Lt. Col. Edward G. Anderson, Department of the Army deputy chief of staff G-3/5/7, Department of the Army Military Operations-SSS, Space Branch chief.

REDSTONE ARSENAL, Ala. -- One of the Army's leaders is helping defend the high ground at the Army's highest command.

Lt. Col. Edward G. Anderson, HQDA DCS G-3/5/7 Department of the Army Military Operations-SSS, Space Branch chief, whose office is located in Crystal City, Va., not far from the Pentagon interacts with the U.S. Army Space and Missile Defense Command/Army Forces Strategic Command on a daily basis to ensure the command and the Army are working together to defend the nation.

"As members of the Army staff, we are in a position to influence senior leaders on space-related issues," Anderson said. "When space-related issues come to the Army staff, chief of staff of the Army, or secretary of the Army for decisions, we are usually involved in the preparation of these senior leaders."

Anderson was commissioned as a field artilleryman in 1994. His first space operations assignment was in 2001 with the Cheyenne Mountain Operations Center as a Missile Warning Center deputy crew commander and later as a Missile Defense Integration staff officer and missile defense officer. He was assigned to the 1st Space Brigade as a space control planner in 2005, and in 2007, he took over as the Functional Area-40 assignment officer. He began his current assignment as Space Branch chief in 2011 and expects to stay in this position till summer 2014.

Anderson discussed what the DAMO-SSS is and how he is involved.

"DAMO-SSS is the Space Division in HQDA G-3/5 Strategy, Plans and Policy directorate," Anderson said. "Our mission in DAMO-SSS is to develop, articulate and advance strategic plans, concepts and policy to ensure that Army forces have assured access to resilient and relevant space-enabled capabilities. We support the deputy chief of staff G-3/5/7 in his roles as: the principal military advisor to the chief of staff of the Army for space related policy, plans and strategies; and as the Army staff focal point for space.

"As the focal point, we serve as the executive secretariat for the Army Space Council and ARSTAFF lead for coordination with the Defense Space Council," he added. "We also represent Army space equities in DoD, joint staff and service forums."

Anderson explained what the Army Space Work Group is and how he is involved. He said the ASWG is the action officer level of the Army Space Council.
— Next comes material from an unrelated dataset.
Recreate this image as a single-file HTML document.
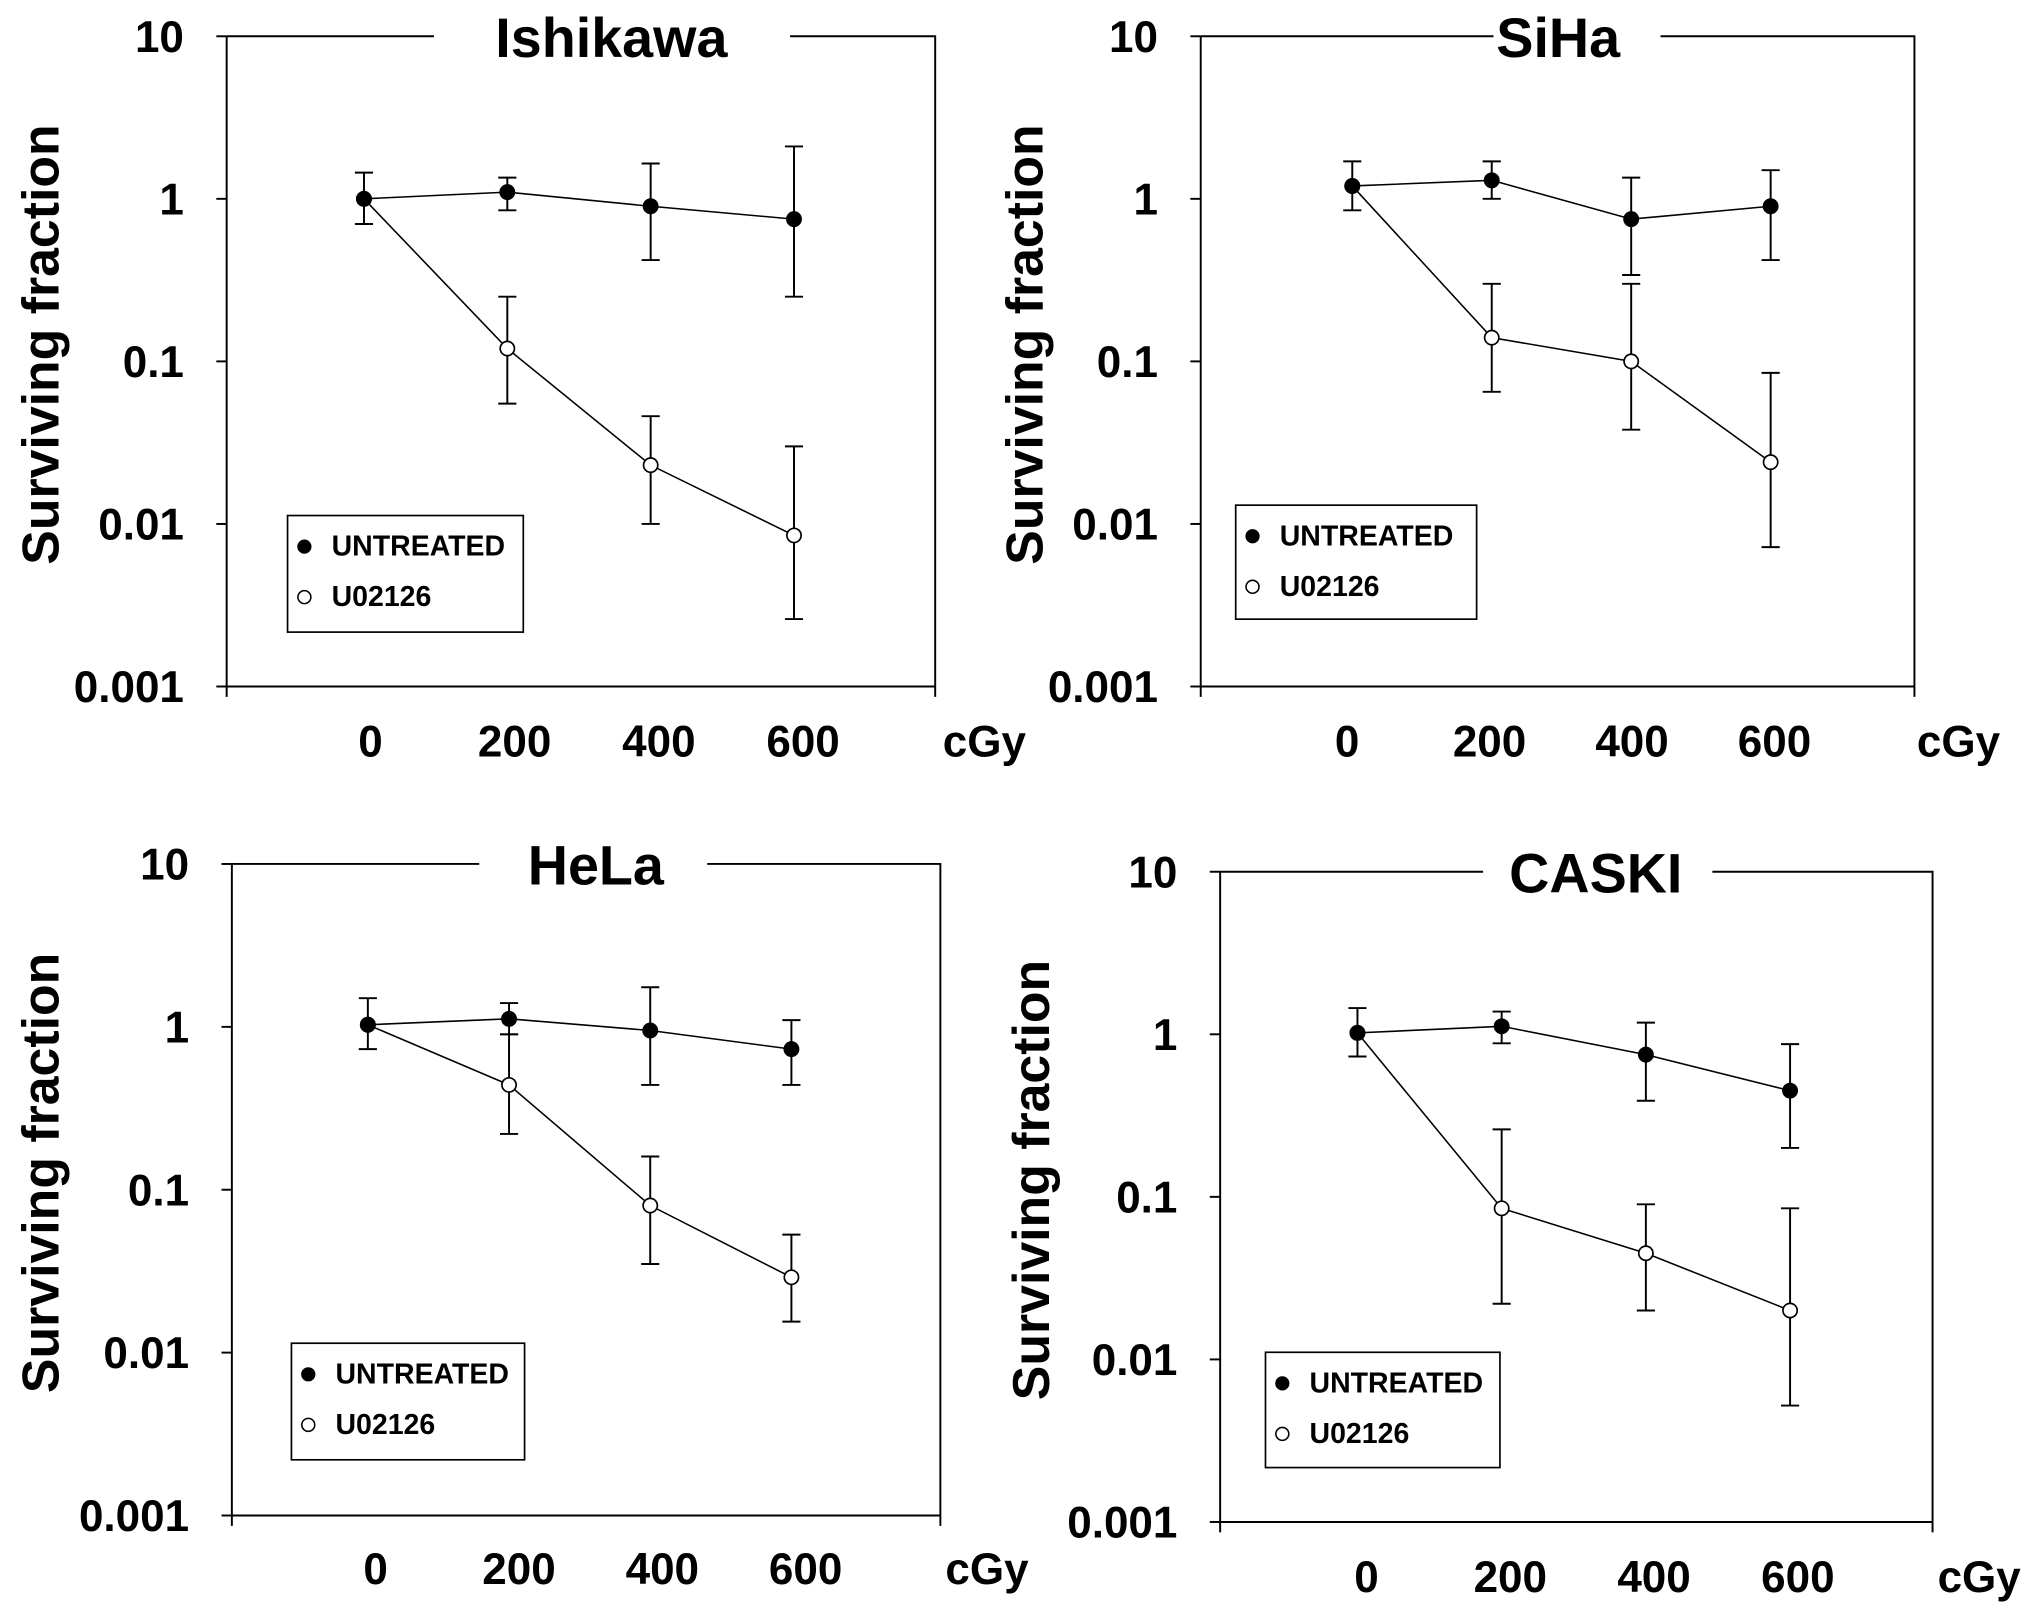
<!DOCTYPE html>
<html><head><meta charset="utf-8"><style>
html,body{margin:0;padding:0;background:#fff;}
svg{display:block;font-family:"Liberation Sans",Arial,sans-serif;font-weight:bold;}
</style></head><body>
<svg id="fig" width="2031" height="1612" viewBox="0 0 1568 1244.5" preserveAspectRatio="none" xmlns="http://www.w3.org/2000/svg"></svg>
<script>
// ---- data ----
const doses = [0, 200, 400, 600];
const yTicks = [10, 1, 0.1, 0.01, 0.001];
const yTickLabels = ["10", "1", "0.1", "0.01", "0.001"];
const xTickLabels = ["0", "200", "400", "600"];
const panelTitles = ["Ishikawa", "SiHa", "HeLa", "CASKI"];

const ishUntreated = [1.0, 1.1, 0.9, 0.75];
const ishUntreatedLo = [0.7, 0.85, 0.42, 0.25];
const ishUntreatedHi = [1.45, 1.35, 1.65, 2.1];
const ishU0126 = [1.0, 0.12, 0.023, 0.0085];
const ishU0126Lo = [1.0, 0.055, 0.010, 0.0026];
const ishU0126Hi = [1.0, 0.25, 0.046, 0.030];

const sihaUntreated = [1.2, 1.3, 0.75, 0.9];
const sihaUntreatedLo = [0.85, 1.0, 0.34, 0.42];
const sihaUntreatedHi = [1.7, 1.7, 1.35, 1.5];
const sihaU0126 = [1.2, 0.14, 0.1, 0.024];
const sihaU0126Lo = [1.2, 0.065, 0.038, 0.0072];
const sihaU0126Hi = [1.2, 0.3, 0.3, 0.085];

const helaUntreated = [1.03, 1.12, 0.95, 0.73];
const helaUntreatedLo = [0.73, 0.9, 0.44, 0.44];
const helaUntreatedHi = [1.5, 1.4, 1.75, 1.1];
const helaU0126 = [1.03, 0.44, 0.08, 0.029];
const helaU0126Lo = [1.03, 0.22, 0.035, 0.0155];
const helaU0126Hi = [1.03, 0.9, 0.16, 0.053];

const caskiUntreated = [1.02, 1.12, 0.75, 0.45];
const caskiUntreatedLo = [0.73, 0.88, 0.39, 0.2];
const caskiUntreatedHi = [1.45, 1.38, 1.18, 0.87];
const caskiU0126 = [1.02, 0.085, 0.045, 0.02];
const caskiU0126Lo = [1.02, 0.022, 0.02, 0.0052];
const caskiU0126Hi = [1.02, 0.26, 0.09, 0.085];

// ---- layout (pixels) ----
const layouts = [
 {ax:175, right:722, top:28, bottom:530, p0:281, p600:613, l0:286, l600:620, lblY:572, cgy:760, titleX:472, tgap:[335,610], ylabX:30, leg:[222,398,182,90],
  u:[ishUntreated,ishUntreatedLo,ishUntreatedHi], t:[ishU0126,ishU0126Lo,ishU0126Hi]},
 {ax:927, right:1478, top:28, bottom:530, p0:1044, p600:1367, l0:1040, l600:1370, lblY:572, cgy:1512, titleX:1203, tgap:[1153,1282], ylabX:790, leg:[954,390,186,88],
  u:[sihaUntreated,sihaUntreatedLo,sihaUntreatedHi], t:[sihaU0126,sihaU0126Lo,sihaU0126Hi]},
 {ax:179, right:726, top:667, bottom:1170, p0:284, p600:611, l0:290, l600:622, lblY:1211, cgy:762, titleX:460, tgap:[370,546], ylabX:30, leg:[225,1037,180,90],
  u:[helaUntreated,helaUntreatedLo,helaUntreatedHi], t:[helaU0126,helaU0126Lo,helaU0126Hi]},
 {ax:942, right:1492, top:673, bottom:1175, p0:1048, p600:1382, l0:1055, l600:1388, lblY:1217, cgy:1528, titleX:1232, tgap:[1145,1322], ylabX:795, leg:[977,1044,181,89],
  u:[caskiUntreated,caskiUntreatedLo,caskiUntreatedHi], t:[caskiU0126,caskiU0126Lo,caskiU0126Hi]}
];

const NS = "http://www.w3.org/2000/svg";
const svg = document.getElementById("fig");
function mk(tag, attrs, parent, text){
  const e = document.createElementNS(NS, tag);
  for (const k in attrs) e.setAttribute(k, attrs[k]);
  if (text !== undefined) e.textContent = text;
  (parent||svg).appendChild(e);
  return e;
}

layouts.forEach((L, pi) => {
  const g = mk("g", {});
  
  
  const dec = (L.bottom - L.top) / 4;
  const yS = v => L.top + (1 - Math.log10(v)) * dec;
  const xS = d => L.p0 + (d / 600) * (L.p600 - L.p0);
  const xL = d => L.l0 + (d / 600) * (L.l600 - L.l0);
  const ln = {stroke:"#000","stroke-width":1.5,fill:"none"};

  const fr = mk("path", Object.assign({d:`M${L.ax},${L.top}V${L.bottom}H${L.right}V${L.top}H${L.tgap[1]}M${L.tgap[0]},${L.top}H${L.ax}
    M${L.ax},${L.bottom}v8M${L.right},${L.bottom}v8`}, ln), g);
  
  

  yTicks.forEach((v, i) => {
    const y = yS(v);
    const tk = mk("line", Object.assign({x1:L.ax-8,x2:L.ax,y1:y,y2:y}, ln), g);
    
    
    const t = mk("text", {x:L.ax-33, y:y+12, "text-anchor":"end", "font-size":34}, g, yTickLabels[i]);
    
    
  });
  doses.forEach((d, i) => {
    const t = mk("text", {x:xL(d), y:L.lblY+12, "text-anchor":"middle", "font-size":34}, g, xTickLabels[i]);
    
    
  });
  const cg = mk("text", {x:L.cgy, y:L.lblY+12, "text-anchor":"middle", "font-size":34}, g, "cGy");
  
  

  const tt = mk("text", {x:L.titleX, y:L.top+16, "text-anchor":"middle", "font-size":43}, g, panelTitles[pi]);
  
  
  const cy = (L.top + L.bottom) / 2 - 13;
  const yl = mk("text", {x:0, y:0, transform:`translate(${L.ylabX+15},${cy}) rotate(-90)`, "text-anchor":"middle", "font-size":40}, g, "Surviving fraction");
  
  

  [[L.t, "#fff", "u02126"], [L.u, "#000", "untreated"]].forEach(([s, fill, nm]) => {
    const [vals, lo, hi] = s;
    const pl = mk("polyline", Object.assign({points: vals.map((v,i)=>xS(doses[i])+","+yS(v)).join(" ")}, ln, {"stroke-width":1.2}), g);
    
    
    vals.forEach((v, i) => {
      const x = xS(doses[i]);
      if (hi[i] !== lo[i]) {
        const eb = mk("path", Object.assign({d:`M${x},${yS(hi[i])}V${yS(lo[i])}M${x-7},${yS(hi[i])}h14M${x-7},${yS(lo[i])}h14`}, ln), g);
        
        
      }
    });
    vals.forEach((v, i) => {
      const c = mk("circle", {cx:xS(doses[i]), cy:yS(v), r:5.5, fill:fill, stroke:"#000", "stroke-width":1.3}, g);
      
      
    });
  });

  const [lx, ly, lw, lh] = L.leg;
  const lg = mk("g", {}, g);
  
  
  mk("rect", {x:lx, y:ly, width:lw, height:lh, fill:"#fff", stroke:"#000", "stroke-width":1.3}, lg);
  const e1 = mk("g", {}, lg);
  
  
  mk("circle", {cx:lx+13, cy:ly+24, r:5, fill:"#000", stroke:"#000"}, e1);
  mk("text", {x:lx+34, y:ly+31, "font-size":22}, e1, "UNTREATED");
  const e2 = mk("g", {}, lg);
  
  
  mk("circle", {cx:lx+13, cy:ly+63, r:5, fill:"#fff", stroke:"#000", "stroke-width":1.2}, e2);
  mk("text", {x:lx+34, y:ly+70, "font-size":22}, e2, "U02126");
});
</script>
</body></html>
He said that as the Space Branch chief, he serves as the chairman for the ASWG. The ASWG is responsible for identifying, recommending, preparing, coordinating and presenting issues for the ASC. The ASWG meets the second and fourth Thursday of each month. Principal membership includes: assistant secretary of the Army (Acquisition, Logistics, and Technology) (ASA(ALT)); chief information officer (CIO/G-6); deputy chiefs of staff G-1; DCS G-2; DCS G-3/5/7; DCS G-4; DCS G-8; U.S. Army Training and Doctrine Command, Army Capabilities Integration Center; SMDC; Army engineers; Army Reserve; and Army National Guard. The Space Council of Colonels and one- and two-star ASC meet three to four times a year and the Senior Army Space council meets twice a year.

He also explained what the Defense Space Council does for the Army and how it affects SMDC.

"The Defense Space Council serves as the principal advisory forum to inform, coordinate, and resolve all DoD space issues," Anderson said. "As Department of Defense's largest user of space capabilities, it is important for the Army to remain actively involved in DoD space issues. The DSC gives the Army a venue to influence decisions that will impact the Army.

"The majority of our time is spent working space-related issues for the Army staff," he added. "We represent the Army in the (office of the secretary of defense), joint staff, and other forums. We are also coordinating the implementation of the 2011 Army Space Strategy. This strategy envisions assured access to resilient and relevant space-enabled capabilities to ensure Army operational and generating forces can conduct a variety of operations around the world. We also represent the Army in a variety of DoD space-related work groups and studies."

Anderson talked about the space mission and what the Army is doing on behalf of space issues.

"There is a small cadre of Army space professionals strategically positioned on the Army staff and in the Pentagon," Anderson said. "We have the ability to influence space issues, but we're only as good as the information we have available. I would encourage anyone working a space issue headed for the Army staff or Pentagon to start a dialog with us as early as possible. We can advise on coordination and begin shaping the issue for senior leaders.

"Additionally, understand that the building moves at its own pace," he added. "This is especially true on the Army staff since Army space is managed in an enterprise construct with many space stakeholders."